Andrew, Norwich asked:
I was just wondering if you know what the mechanism is that controls your CSF pressure?
Chris - Your brain and spinal cord sit inside your skull and the cavity that runs down inside your spinal column, and they're invested in some layers called the meninges which wrap up the brain and spinal cord. Inside those layers is a fluid called cerebrospinal fluid, and the brain bops around in that fluid. It effectively acts as a cushion to support the tissue because the nerves in the brain are very delicate and they need that additional cushioning support.

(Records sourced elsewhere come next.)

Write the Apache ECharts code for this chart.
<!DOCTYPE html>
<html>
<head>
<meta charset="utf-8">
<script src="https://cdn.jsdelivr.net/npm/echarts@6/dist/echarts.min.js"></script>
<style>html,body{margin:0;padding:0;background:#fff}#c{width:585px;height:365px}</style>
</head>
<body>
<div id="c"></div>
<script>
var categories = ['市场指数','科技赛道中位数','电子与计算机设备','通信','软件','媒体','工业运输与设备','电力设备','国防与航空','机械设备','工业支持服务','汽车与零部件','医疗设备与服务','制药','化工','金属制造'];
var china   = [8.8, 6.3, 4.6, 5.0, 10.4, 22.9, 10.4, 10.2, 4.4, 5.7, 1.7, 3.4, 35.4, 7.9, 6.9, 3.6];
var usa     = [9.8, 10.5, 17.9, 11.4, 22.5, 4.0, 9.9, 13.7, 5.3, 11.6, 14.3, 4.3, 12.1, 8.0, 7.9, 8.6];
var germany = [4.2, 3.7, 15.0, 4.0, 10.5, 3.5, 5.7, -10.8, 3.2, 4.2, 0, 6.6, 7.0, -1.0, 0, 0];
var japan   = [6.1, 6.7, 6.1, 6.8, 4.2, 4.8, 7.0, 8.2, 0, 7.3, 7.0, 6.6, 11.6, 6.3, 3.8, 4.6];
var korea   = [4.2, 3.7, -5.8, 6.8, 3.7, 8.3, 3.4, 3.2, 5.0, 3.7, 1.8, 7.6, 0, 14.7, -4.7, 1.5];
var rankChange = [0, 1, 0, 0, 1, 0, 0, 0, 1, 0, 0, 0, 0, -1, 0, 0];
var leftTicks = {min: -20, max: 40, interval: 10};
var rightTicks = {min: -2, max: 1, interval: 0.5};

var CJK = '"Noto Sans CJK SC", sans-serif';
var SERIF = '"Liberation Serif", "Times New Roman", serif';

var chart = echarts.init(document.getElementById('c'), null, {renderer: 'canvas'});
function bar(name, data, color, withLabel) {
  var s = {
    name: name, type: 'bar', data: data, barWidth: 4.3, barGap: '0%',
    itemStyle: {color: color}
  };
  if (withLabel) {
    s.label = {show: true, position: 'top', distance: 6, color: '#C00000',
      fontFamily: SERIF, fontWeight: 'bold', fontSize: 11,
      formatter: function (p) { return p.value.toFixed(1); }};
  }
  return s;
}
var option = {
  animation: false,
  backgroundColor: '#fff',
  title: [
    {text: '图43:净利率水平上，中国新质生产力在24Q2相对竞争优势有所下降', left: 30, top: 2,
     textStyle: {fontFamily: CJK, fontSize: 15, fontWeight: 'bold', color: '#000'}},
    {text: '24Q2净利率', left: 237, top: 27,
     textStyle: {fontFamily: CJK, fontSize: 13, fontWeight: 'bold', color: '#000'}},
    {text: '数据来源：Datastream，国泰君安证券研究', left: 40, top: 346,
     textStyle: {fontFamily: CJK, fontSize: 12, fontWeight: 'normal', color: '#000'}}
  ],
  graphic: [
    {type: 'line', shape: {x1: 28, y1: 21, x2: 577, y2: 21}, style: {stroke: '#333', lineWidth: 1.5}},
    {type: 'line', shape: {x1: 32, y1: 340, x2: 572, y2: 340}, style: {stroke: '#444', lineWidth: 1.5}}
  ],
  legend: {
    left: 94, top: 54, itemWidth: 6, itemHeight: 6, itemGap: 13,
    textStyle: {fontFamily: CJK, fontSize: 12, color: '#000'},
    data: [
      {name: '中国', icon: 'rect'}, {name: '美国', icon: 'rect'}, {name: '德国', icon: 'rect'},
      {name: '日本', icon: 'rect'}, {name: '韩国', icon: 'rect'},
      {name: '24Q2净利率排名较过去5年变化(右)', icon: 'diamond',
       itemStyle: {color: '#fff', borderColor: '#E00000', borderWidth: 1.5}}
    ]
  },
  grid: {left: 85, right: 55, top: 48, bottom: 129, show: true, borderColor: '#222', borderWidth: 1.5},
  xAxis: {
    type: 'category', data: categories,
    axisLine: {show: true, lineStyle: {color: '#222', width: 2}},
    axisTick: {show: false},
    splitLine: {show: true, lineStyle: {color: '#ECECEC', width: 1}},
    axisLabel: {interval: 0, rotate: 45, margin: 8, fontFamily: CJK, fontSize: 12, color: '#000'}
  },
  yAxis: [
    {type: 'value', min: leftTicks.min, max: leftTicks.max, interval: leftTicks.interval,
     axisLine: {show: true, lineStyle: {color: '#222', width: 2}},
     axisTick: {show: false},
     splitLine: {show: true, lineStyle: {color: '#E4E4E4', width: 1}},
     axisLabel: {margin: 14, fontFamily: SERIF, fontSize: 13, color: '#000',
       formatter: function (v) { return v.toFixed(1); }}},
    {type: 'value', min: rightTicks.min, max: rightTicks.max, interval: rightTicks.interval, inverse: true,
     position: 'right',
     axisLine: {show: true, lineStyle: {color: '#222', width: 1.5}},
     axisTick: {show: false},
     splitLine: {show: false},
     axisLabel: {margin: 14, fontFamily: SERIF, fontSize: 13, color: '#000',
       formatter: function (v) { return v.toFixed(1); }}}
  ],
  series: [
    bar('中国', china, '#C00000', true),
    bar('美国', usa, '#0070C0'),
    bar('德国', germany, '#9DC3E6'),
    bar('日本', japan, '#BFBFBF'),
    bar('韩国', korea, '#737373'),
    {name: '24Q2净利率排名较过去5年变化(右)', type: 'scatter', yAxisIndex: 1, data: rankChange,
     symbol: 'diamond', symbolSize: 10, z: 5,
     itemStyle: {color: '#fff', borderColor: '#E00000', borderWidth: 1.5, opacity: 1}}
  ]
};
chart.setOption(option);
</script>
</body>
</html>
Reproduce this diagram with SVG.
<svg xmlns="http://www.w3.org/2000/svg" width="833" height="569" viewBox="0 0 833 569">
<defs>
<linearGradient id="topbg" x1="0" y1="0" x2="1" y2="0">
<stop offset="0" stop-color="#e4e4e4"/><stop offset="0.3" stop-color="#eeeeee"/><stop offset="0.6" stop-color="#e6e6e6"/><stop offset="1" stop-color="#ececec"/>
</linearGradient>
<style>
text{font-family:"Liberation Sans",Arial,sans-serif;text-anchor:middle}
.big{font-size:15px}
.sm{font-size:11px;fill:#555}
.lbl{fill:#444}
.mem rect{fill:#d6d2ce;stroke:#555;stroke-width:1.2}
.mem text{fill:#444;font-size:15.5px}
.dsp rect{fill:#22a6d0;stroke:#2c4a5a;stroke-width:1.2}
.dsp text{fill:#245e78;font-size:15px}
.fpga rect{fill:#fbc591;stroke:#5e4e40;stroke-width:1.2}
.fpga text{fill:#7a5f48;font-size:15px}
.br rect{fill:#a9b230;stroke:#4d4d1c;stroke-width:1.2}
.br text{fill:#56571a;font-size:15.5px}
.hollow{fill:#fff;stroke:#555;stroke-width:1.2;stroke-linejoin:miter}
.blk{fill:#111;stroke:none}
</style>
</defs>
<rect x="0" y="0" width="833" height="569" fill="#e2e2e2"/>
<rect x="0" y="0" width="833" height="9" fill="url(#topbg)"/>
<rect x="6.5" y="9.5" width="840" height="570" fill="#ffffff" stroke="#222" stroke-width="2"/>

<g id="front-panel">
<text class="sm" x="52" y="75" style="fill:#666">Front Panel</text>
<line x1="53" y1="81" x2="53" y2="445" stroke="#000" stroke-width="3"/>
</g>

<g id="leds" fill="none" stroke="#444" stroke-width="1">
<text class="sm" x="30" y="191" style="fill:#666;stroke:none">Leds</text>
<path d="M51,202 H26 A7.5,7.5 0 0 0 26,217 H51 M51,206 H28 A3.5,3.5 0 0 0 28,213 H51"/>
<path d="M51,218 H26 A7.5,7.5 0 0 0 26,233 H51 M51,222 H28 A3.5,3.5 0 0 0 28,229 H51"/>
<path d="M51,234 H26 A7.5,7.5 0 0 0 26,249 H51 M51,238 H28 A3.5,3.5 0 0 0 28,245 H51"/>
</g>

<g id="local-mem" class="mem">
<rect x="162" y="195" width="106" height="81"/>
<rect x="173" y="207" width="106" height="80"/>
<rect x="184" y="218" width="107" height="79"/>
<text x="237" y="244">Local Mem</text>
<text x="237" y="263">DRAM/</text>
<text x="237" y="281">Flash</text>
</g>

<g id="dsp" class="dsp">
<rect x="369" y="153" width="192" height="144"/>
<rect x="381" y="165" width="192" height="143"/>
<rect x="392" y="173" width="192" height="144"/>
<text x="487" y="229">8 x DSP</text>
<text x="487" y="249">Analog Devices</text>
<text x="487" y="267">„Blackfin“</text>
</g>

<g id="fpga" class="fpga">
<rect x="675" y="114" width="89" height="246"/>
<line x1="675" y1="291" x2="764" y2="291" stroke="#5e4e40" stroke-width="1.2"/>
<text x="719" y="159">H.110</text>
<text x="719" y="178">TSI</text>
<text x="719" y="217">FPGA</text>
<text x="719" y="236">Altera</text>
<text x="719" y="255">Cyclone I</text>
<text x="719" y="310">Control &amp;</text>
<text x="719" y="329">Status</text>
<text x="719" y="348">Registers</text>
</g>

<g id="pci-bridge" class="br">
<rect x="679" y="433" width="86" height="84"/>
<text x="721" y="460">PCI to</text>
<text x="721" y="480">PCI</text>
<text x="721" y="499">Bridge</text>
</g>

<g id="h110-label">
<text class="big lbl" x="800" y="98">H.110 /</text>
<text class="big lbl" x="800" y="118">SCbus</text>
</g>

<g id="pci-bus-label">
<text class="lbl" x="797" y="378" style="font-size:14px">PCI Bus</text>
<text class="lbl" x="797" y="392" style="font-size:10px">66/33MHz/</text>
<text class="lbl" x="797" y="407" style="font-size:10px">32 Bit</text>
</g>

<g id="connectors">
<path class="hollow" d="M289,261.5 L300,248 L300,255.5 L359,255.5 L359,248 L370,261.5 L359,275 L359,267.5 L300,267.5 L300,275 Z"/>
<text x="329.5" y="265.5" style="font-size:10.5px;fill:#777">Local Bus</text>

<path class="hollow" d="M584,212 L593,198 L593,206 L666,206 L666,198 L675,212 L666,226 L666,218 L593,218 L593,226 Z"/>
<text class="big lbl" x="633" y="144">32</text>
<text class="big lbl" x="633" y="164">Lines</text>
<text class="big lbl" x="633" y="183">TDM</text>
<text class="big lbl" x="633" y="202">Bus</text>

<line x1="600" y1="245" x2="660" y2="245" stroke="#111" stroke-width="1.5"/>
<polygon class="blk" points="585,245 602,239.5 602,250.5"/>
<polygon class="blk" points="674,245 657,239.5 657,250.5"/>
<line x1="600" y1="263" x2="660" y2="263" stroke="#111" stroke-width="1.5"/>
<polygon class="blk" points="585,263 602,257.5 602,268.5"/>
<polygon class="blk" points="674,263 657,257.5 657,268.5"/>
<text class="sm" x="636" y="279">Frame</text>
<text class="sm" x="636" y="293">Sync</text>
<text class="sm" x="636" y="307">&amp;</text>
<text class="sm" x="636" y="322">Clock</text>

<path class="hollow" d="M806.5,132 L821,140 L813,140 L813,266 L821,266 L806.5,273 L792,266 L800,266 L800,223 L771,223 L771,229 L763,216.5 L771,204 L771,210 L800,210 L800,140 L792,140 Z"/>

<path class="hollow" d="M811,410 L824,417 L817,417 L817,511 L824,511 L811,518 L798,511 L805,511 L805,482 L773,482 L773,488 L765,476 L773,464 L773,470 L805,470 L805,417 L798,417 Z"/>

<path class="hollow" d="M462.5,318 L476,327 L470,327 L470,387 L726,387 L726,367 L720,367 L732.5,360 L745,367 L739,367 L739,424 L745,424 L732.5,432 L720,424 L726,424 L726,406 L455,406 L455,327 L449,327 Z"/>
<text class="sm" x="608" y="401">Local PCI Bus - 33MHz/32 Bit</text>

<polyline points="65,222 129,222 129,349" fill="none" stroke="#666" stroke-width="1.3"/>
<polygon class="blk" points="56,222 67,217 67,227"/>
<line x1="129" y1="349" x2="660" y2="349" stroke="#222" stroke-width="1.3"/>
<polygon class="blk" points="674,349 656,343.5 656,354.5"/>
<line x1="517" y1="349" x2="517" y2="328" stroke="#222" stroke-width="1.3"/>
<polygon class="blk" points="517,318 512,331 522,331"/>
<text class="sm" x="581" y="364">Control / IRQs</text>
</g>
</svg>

The cerebrospinal fluid is actually made right inside the brain. You have a network of blood vessels called the choroid plexus and those blood vessels work rather like a coffee filter. The blood goes through them and the walls are slightly leaky, so liquid, but not cells, comes out of the blood and goes inside some holes in the brain called ventricles. This liquid flows out of those ventricles and then out into the space around the brain. Right at the top of your head, between the two hemispheres is a structure called the falx cerebri and in there is a very large blood vessel called the sagittal sinus. The dura, which is one of the layers of the meninges, makes that special blood vessel and it’s perforated in various places by these structures called arachnoid granulations. These are little pouchings, that are mushroom shaped, of the additional layer around the brain, the arachnoid layer around the brain, and the CSF goes up into those little mushroom-shaped bodies, and is re-absorbed into the blood stream via that route. So blood comes out of the middle of the brain, goes around the brain, and then is re-absorbed into this big blood vessel that runs from front to back in the middle of your head. The reason that the pressure can go up is if those arachnoid granulations get blocked or if that big blood vessel, the sagittal sinus, gets blocked and sometimes if too much CSF is produced as well for whatever reason.
You can lower the pressure by treating the underlying condition whatever has caused the obstruction, or by reducing the formation of the cerebrospinal fluid in the first place. And one way to do that is to give a drug called a carbonic anhydrase inhibitor. I think one of those is a drug called acetazolamide and this will reduce the rate at which CSF is being formed and therefore, the CSF pressure drops a little bit.